It is very likely that the Syrian government target civilians in its repression of the insurgents; it is also quite possible that the West, led by the US would see very favourably a regime change in Damasco. Pretty much as it happened in Lybia. It is also quite undisputable that the current Syrian government is an authoritarian oppression of the Syrian people. We noted that the big supporters of the Rebels are actually Saudi Arabia and Qatar. Now we have some perplexities about the real intentions of subverting a despotic regime, with a democratic system. Normally the big sponsor of an activity holds the key of the future of that activity. We doubt that Saudi Arabia and Qatar will support any democratic effort by the Syrian civil society.

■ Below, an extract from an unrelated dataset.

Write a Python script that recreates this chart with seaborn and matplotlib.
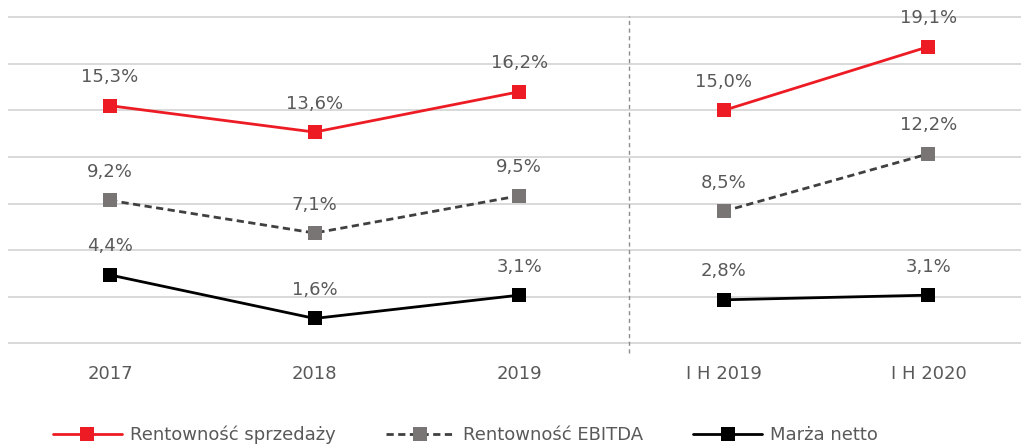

And here we commence our Odissey. Is it right to fight a tyranny? Well, yes of course. But the natural expectation is to install a better government, not worse. All the premises in the Syrian case are suggesting that indeed Damasco isn’t any closer to a fair and democratic society. Middle East expert Robert Fisk is right in his analysis about the contradictions of attitudes towards this crisis, both from Westerns and Arabs.

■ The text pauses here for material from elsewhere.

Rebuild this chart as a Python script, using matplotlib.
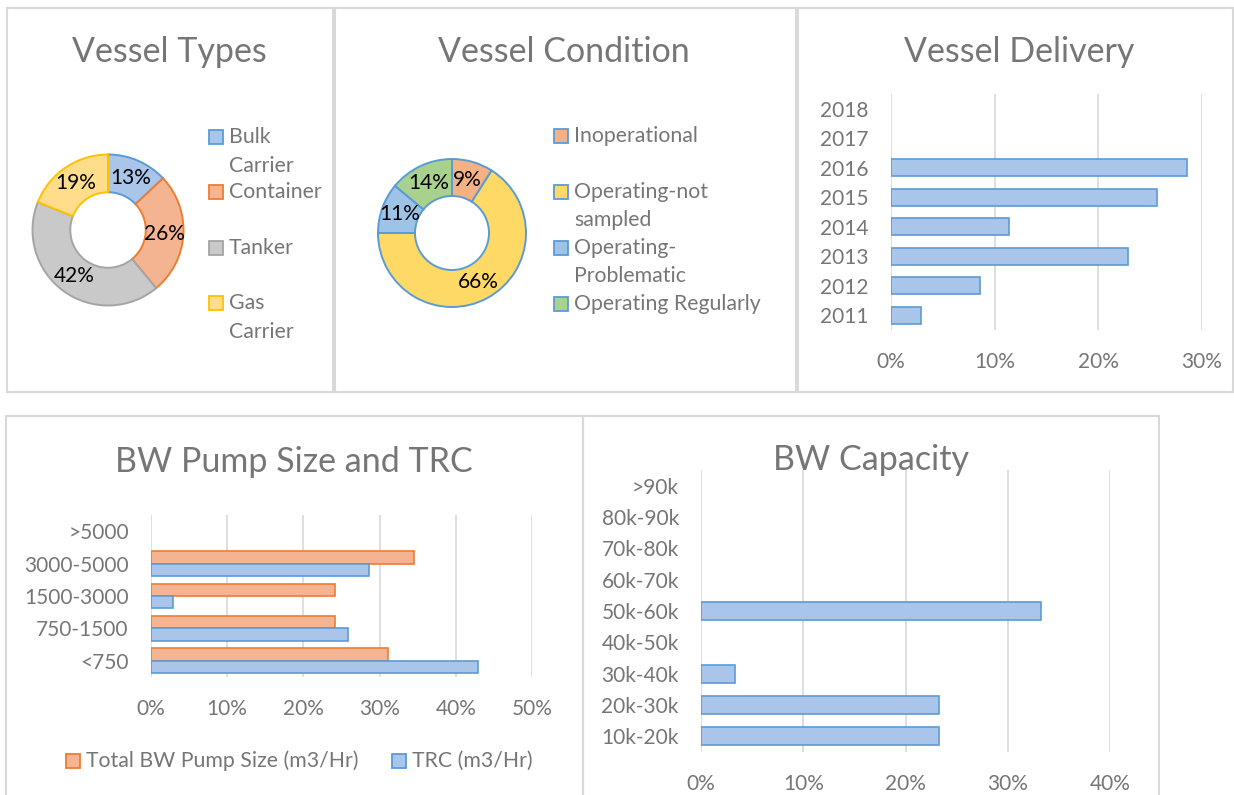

The overall impression is that good principles are just waved in front of public opinion simply to make it swallow any kind of dirty operations. It’s Real-politik, baby. Or simply international relations. Really is there an educated audience, which still believes in those principles?
I’m sorry, but I do really believe that those principles are important and that the public opinion is really supporting them. And it is very unfair (anti-democratic) to operate against it. There are good reason to fight Assad, as there were to Gaddafi and Saddam Hussein. But it is absolutely paramount the way you reach that goal. If you combat anti-democratic governments, because they are anti-democratic and you use anti-democratic means, don’t you see a contradiction? Am I naïve?

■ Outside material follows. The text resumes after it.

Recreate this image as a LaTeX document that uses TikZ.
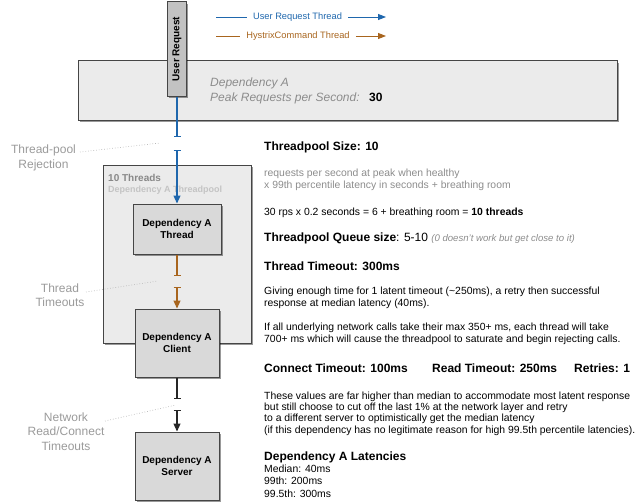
\documentclass[tikz,border=0pt]{standalone}
\usepackage{fontspec}
\setmainfont{Liberation Sans}
\usepackage{graphicx}
\usetikzlibrary{arrows.meta,shadows}
\definecolor{boxborder}{HTML}{454545}
\definecolor{panelfill}{HTML}{EBEBEB}
\definecolor{compfill}{HTML}{D9D9D9}
\definecolor{ureqfill}{HTML}{C2C2C2}
\definecolor{blueline}{HTML}{1F67AD}
\definecolor{brownline}{HTML}{A8651E}
\definecolor{softgray}{HTML}{8C8C8C}
\definecolor{labelgray}{HTML}{9A9A9A}
\definecolor{palegray}{HTML}{C4C4C4}
\definecolor{threadsgray}{HTML}{888888}
\begin{document}
\begin{tikzpicture}[x=1pt,y=-1pt,
  shad/.style={drop shadow={shadow xshift=1.5pt,shadow yshift=-2pt,opacity=0.4,fill=black}},
  panel/.style={draw=boxborder,line width=1pt,fill=panelfill,shad,inner sep=0pt},
  comp/.style={draw=boxborder,line width=1pt,fill=compfill,shad,inner sep=0pt,align=center,
     font=\fontsize{10}{12.5}\selectfont\bfseries},
  txt/.style={anchor=base west,inner sep=0pt,font=\fontsize{10.4}{12}\selectfont},
  graytxt/.style={txt,text=softgray},
  head/.style={anchor=base west,inner sep=0pt,font=\fontsize{12}{14}\selectfont\bfseries},
  sidelabel/.style={align=center,inner sep=0pt,text=labelgray,font=\fontsize{12}{14.3}\selectfont},
  legtxt/.style={inner xsep=6pt,inner ysep=0pt,font=\fontsize{9.3}{11}\selectfont},
  conn/.style={line width=1.1pt},
  barend/.style={-{Bar[width=7pt,line width=0.9pt]}},
  bararrow/.style={{Bar[width=7pt,line width=0.9pt]}-{Triangle[width=7pt,length=8pt]}},
  leader/.style={draw=labelgray!70,dotted,line width=0.7pt}
]
\useasboundingbox (0,0) rectangle (640,503);

% legend
\node[legtxt,text=blueline] (legU) at (297.5,17) {User Request Thread};
\coordinate (legUa) at (216,17);
\coordinate (legUb) at (386,17);
\draw[blueline,line width=0.9pt] (legUa) -- (legU.west);
\draw[blueline,line width=0.9pt,-{Triangle[width=6pt,length=8pt]}] (legU.east) -- (legUb);
\node[legtxt,text=brownline] (legH) at (298,36) {HystrixCommand Thread};
\coordinate (legHa) at (216,36);
\coordinate (legHb) at (386,36);
\draw[brownline,line width=0.9pt] (legHa) -- (legH.west);
\draw[brownline,line width=0.9pt,-{Triangle[width=6pt,length=8pt]}] (legH.east) -- (legHb);

% dependency A panel
\node[panel,minimum width=539pt,minimum height=59pt] (depA) at (347.5,90.5) {};
\node[anchor=base west,inner sep=0pt,text=softgray,font=\fontsize{12}{14}\selectfont\itshape] (depAname) at (210,86) {Dependency A};
\node[anchor=base west,inner sep=0pt,text=softgray,font=\fontsize{12}{14}\selectfont\itshape] (peak) at (210,101) {Peak Requests per Second:};
\node[anchor=base west,inner sep=0pt,font=\fontsize{12}{14}\selectfont\bfseries] (peakval) at (369,101) {30};

% user request
\node[comp,fill=ureqfill,minimum width=19pt,minimum height=94pt] (ureq) at (177,49) {\rotatebox{90}{User Request}};

% threadpool panel
\node[panel,minimum width=148pt,minimum height=178pt] (pool) at (177,254) {};
\node[anchor=base west,inner sep=0pt,text=threadsgray,font=\fontsize{10}{12}\selectfont\bfseries] (tencount) at (108,181) {10 Threads};
\node[anchor=base west,inner sep=0pt,text=palegray,font=\fontsize{9}{11}\selectfont\bfseries] (poolname) at (108,192) {Dependency A Threadpool};

% components
\node[comp,minimum width=88pt,minimum height=50pt] (thread) at (177,229) {Dependency A\\Thread};
\node[comp,minimum width=84pt,minimum height=68pt] (client) at (177,343) {Dependency A\\Client};
\node[comp,minimum width=84pt,minimum height=68pt] (server) at (177,466) {Dependency A\\Server};

% connectors
\coordinate (bu1) at (177,137);
\coordinate (bu2) at (177,150);
\draw[conn,blueline,barend] (ureq.south) -- (bu1);
\draw[conn,blueline,bararrow] (bu2) -- (thread.north);
\coordinate (bh1) at (177,276);
\coordinate (bh2) at (177,287);
\draw[conn,brownline,barend] (thread.south) -- (bh1);
\draw[conn,brownline,bararrow] (bh2) -- (client.north);
\coordinate (bn1) at (177,399);
\coordinate (bn2) at (177,410);
\draw[conn,black!85,barend] (client.south) -- (bn1);
\draw[conn,black!85,bararrow] (bn2) -- (server.north);

% side labels
\node[sidelabel] (rej) at (43.5,158) {Thread-pool\\Rejection};
\coordinate (rejA) at (80,152);
\coordinate (rejB) at (160,143);
\draw[leader] (rejA) -- (rejB);
\node[sidelabel] (tto) at (60,295) {Thread\\Timeouts};
\coordinate (ttoA) at (86,292);
\coordinate (ttoB) at (158,281);
\draw[leader] (ttoA) -- (ttoB);
\node[sidelabel] (net) at (66,431.5) {Network\\Read/Connect\\Timeouts};
\coordinate (netA) at (105,421);
\coordinate (netB) at (176,405);
\draw[leader] (netA) -- (netB);

% right column
\node[head] (tpsize) at (264,150) {Threadpool Size: 10};
\node[graytxt] (f1) at (264,176) {requests per second at peak when healthy};
\node[graytxt] (f2) at (264,188) {x 99th percentile latency in seconds + breathing room};
\node[txt] (calc) at (264,215) {30 rps x 0.2 seconds = 6 + breathing room = \textbf{10 threads}};
\node[head] (queue) at (264,241) {Threadpool Queue size\mdseries: 5-10 \textcolor{softgray}{\fontsize{9.6}{11}\selectfont\itshape (0 doesn't work but get close to it)}};
\node[head] (tto2) at (264,270) {Thread Timeout: 300ms};
\node[txt] (g1) at (264,294) {Giving enough time for 1 latent timeout (\textasciitilde250ms), a retry then successful};
\node[txt] (g2) at (264,306) {response at median latency (40ms).};
\node[txt] (i1) at (264,330) {If all underlying network calls take their max 350+ ms, each thread will take};
\node[txt] (i2) at (264,342) {700+ ms which will cause the threadpool to saturate and begin rejecting calls.};
\node[head] (ct) at (264,372) {Connect Timeout: 100ms};
\node[head] (rt) at (432,372) {Read Timeout: 250ms};
\node[head] (rtr) at (574,372) {Retries: 1};
\node[txt] (v1) at (264,399) {These values are far higher than median to accommodate most latent response};
\node[txt] (v2) at (264,410.5) {but still choose to cut off the last 1\% at the network layer and retry};
\node[txt] (v3) at (264,421.5) {to a different server to optimistically get the median latency};
\node[txt] (v4) at (264,433) {(if this dependency has no legitimate reason for high 99.5th percentile latencies).};
\node[head] (lat) at (264,460) {Dependency A Latencies};
\node[txt] (m1) at (264,472) {Median: 40ms};
\node[txt] (m2) at (264,484.5) {99th: 200ms};
\node[txt] (m3) at (264,497) {99.5th: 300ms};
\end{tikzpicture}
\end{document}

I think that for governments is becoming more difficult and difficult to cover up all their dirty operations. Recently the New York Times investigated the Al-Qaeda infiltration in the Free Syria Army, the Dutch journalist Orlemans confirmed that version . Why it is all right to be in the same war of Al Qaeda now? Is it really true that anybody figthing my enemy is my friend? The West was the sponsor and the founder of the Talibans in the ’80s, when Saddam Husseins was an ally ( a paid one).
The newspaper Frankfurter Allgemeinen advanced the hypothesis that the Houla Massacre, the carnage that shocked the world and accelerated the opinion making against Assad, could have been actually committed by the rebels. But the UN as recently as two weeks ago pointed out the Syrian regime as the sole responsible.
This is wrong, grossly wrong.
In 2009 the Sri Lankan government kept on saying it was conducting a ‘humanitarian rescue’. It was barbarously slaughtering thousands and thousands of civilians. According to the UN report, more than 40 000 (double of that in Syria), but different sources put the figures at 140 000. For who are we fighting as a society, as a (group of) civilization? Geopolitical interests come first, the people don’t really need to know, they don’t care, they like reality show and new tech gadgets. It seems to me like a give them brioches. But those people are able to get informed and to shape their opinion, quite rapidly now (thanks to the tech gadgets and the like). And I think that those ‘Jihads’ against ‘antidemocratic’ countries, with such antidemocratic means, should undergo a profound process of rethinking. Propaganda is there, is everywhere. But the civil society is growing very fast anti-bodies to unmask those lies.
I still believe in the principles of democracy and human rights. And I don’t think I’m a dreamer, and surely I’m not naïve.